Eu sempre me opus muito àqueles que pensam a política em termos estáticos e que têm uma visão do tipo "fulano é tal coisa". É, mas deixa de ser. Todo o jogo, todo o interesse da política, tudo o que tem de aventura na política é transformar a opinião do outro. Nesse processo, você pode também ser transformado pelo outro. É normal que assim seja. Mas quem se resguarda em valores absolutos –por isso que eu disse que precisa ter valor, conhecimento e vontade– quem fica simplesmente resguardado... fica na cátedra, que vá para o púlpito, mas não vá para a política. Porque a política é o que disse o Torcuato, é o que disse o Foxley. É um processo de modificação, não um processo de aferição do estado de alma de cada um ou dos valores de cada um. É um processo mais complexo, de modificação. Vamos ter que apostar, e tem que se jogar nessa aposta.

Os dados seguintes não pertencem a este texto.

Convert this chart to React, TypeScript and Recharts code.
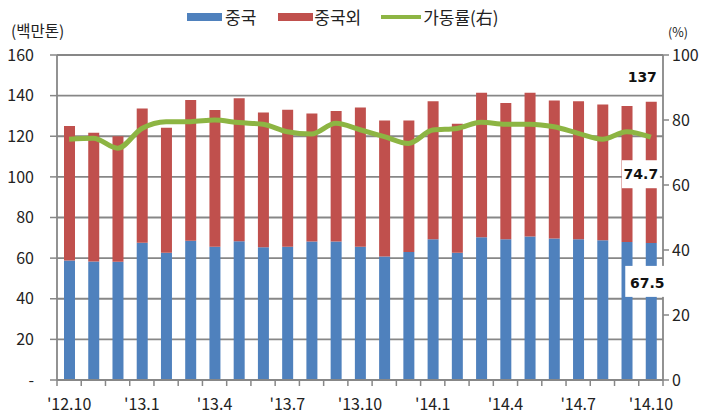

Eu quero agradecer mais uma vez e dizer que eu me joguei numa aposta, em termos pessoais, partidários e nacionais. Me joguei numa aposta quando tive que enfrentar o Ministério da Fazenda e aí a aposta foi difícil. Os outros é que apostaram em mim. E aquilo foi um sinal de que o Brasil tinha mudado. Porque não havia nenhuma razão para se acreditar que eu poderia fazer alguma coisa na área econômica. Quando voltei dos Estados Unidos, onde estava, e cheguei aqui todo mundo achava que era bom. Eu pensei, meu Deus, vamos ter que fazer alguma coisa. Me joguei numa aposta para ser candidato e os que privaram das decisões sabem como foi. Ou fazia isso ou não haveria estabilização. Porque os candidatos mais prováveis, os opositores mais fortes, tinham o coração bem posto e a razão perdida. Não tinham nem idéia de como seria possível enfrentar as questões reais. Foi, então, uma opção obrigatória. Agora não é mais opção. É uma determinação. Eu tenho um mandato e vou me jogar totalmente para tentar fazer o que foi dito aqui no acordo de Brasília. Muito obrigado a vocês todos."